This is not really traditional English cooking where expensive cuts of meat were sliced and served with 2 vegetables (one of which is always potatoes and one was overcooked cabbage). Cheaper cuts were chopped up or minced (ground) and cooked more slowly ~ but still with 2 veg!
Good riddance to the old ways!
Like most English people, I met pulled pork for the first time in the United States, cooked long and slow over a barbecue. It was also my first experience of barbecue cooking as anything other than the choice of burnt or raw chicken drumsticks, partnered with dried out beefburgers. I was converted.
If you want a series of meals which are pretty well universally enjoyed by carnivores and can be dressed up or down as needed, read on.
Are you ready?
Take a piece of shoulder of pork (Boston Butt over the pond). On the diagram above this is the ‘arm shoulder’.
I buy it ‘bone out’. If you buy it with the bone in, it needs longer to cook and you need about 1/3rd more meat.
If it is bone out, you can open it out.
Take 2 cloves of garlic, peeled.
300 ml (or so) of apple juice.
Remove the string now while the meat is cold.
Pop it all in the slow cooker with a further 300ml of water.
Set the slow cooker to low.
Sit down with a coffee to recover from your hard work.
Ignore for 8 hours ~ or more if you like.
Remove the pork from the slow cooker. Discard the skin.
When cool enough to handle, pull the pork apart with two forks (or your clean hands).
Strain the liquid and discard the garlic cloves.
I eat them. Don’t judge!
Save the liquid in the fridge and it will become a rich jelly.
American readers are probably muttering or screaming because I didn’t season the meat. It is deliberate because I am going to serve this in 4 different meals for the two of us.
Meal 1. I mixed a quarter of the pork with caramelized onions, added salt, pepper and Henderson’s Relish (our local equivalent of Worcestershire Sauce). I added about 4 tablespoons of the jelly form cooking and served it as a filling for baked sweet potatoes.
Meal 2. Meat and potato pie used another quarter.
Meal 3. I braised root vegetables in the jelly and added a quarter of the pork.
Meal 4. I don’t know. It is in the freezer!
That was 1.5kg (3lbs) of pork shoulder which cost me £3.99 in my usual butchers. Fresh from their own pigs.
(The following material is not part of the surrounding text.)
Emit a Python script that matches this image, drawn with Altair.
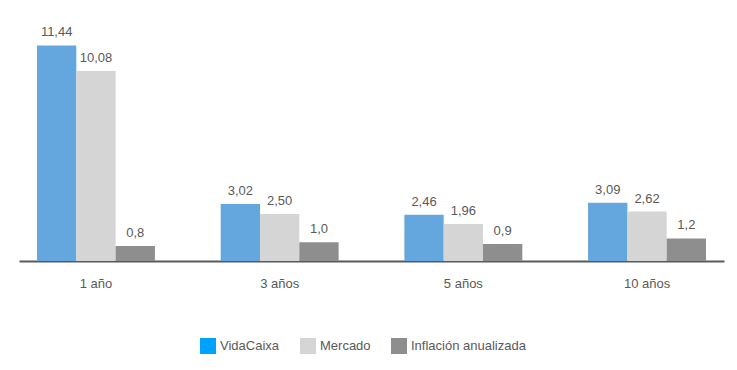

8 meals at just under 50p per portion.
Preparation time : 5 min
Cooking time : 8 hours
Difficulty? : Easy
Freezing? : Yes
Portions : 8
- 1.5Kg (3lbs) Pork shoulder, bone out
- 300ml Apple juice ~ you could use cider.
- 2 garlic cloves, peeled
- 300ml water.
- Remove string from joint.
- Open up if you want to.
- Place all ingredients in slow cooker
- Set to low
- Cook for 8 hours.
- Remove pork and allow to rest for 10-15 minutes
- Strain liquid and save in a container.
- Pull the pork apart with 2 forks, back to back, or your hands.